When the Nexus One launched, it took a mere three words typed into the appropriate command line to root the device. Those words were “fastboot oem unlock”. If this were something that was unintentional, not only would it have been patched in a firmware update within hours, it would have never made its way onto Google’s next Developer’s Phone the Nexus S.

But it did, and will only solidify Google’s loyalty to the openness of Android. You may counter with “If they love ‘open’ so much, why didn’t they just ship it with root enabled?”. Valid point but the truth in the matter is that some people just need that protection from themselves. And to posses the knowledge and drive to download the necessary tool and type in the appropriate words provides enough of a barrier that if a user does it, they did it intentionally and know what they are getting themselves in to.

One of the reasons behind the Nexus line is to give 3rd party modders easy access to the guts of the Android OS and see where they can take it, without having to resort to exploits.
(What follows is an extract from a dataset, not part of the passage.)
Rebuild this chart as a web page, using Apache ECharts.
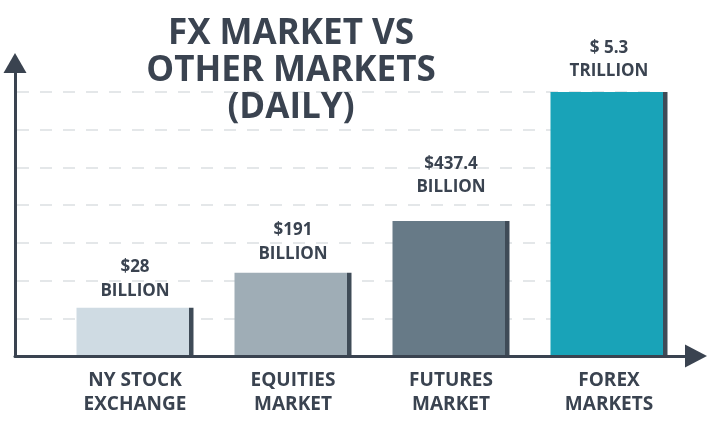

After all, the heart and soul of the open source world is driven by the outside world; the ones who are not paid to deliver, but do it for the joy and hope that their contributions can make the world a little better.

While security will always be a concern no matter what operating system you are on (and I mean this), it isn’t a reason to go “walled garden” by any means:

Android has a strong security strategy, backed by a solid implementation. By default, all Android applications are sandboxed from each other, helping to ensure that a malicious or buggy application cannot interfere with another. All applications are required to declare the permissions they use, ensuring the user is in control of the information they share. And yes, we aggressively fix known security holes, including those that can be used for rooting. Our peers in the security community have recognized our contribution to mobile security, and for that, we are extremely grateful.

Cry “Havoc!”, and let slip the dogs of war!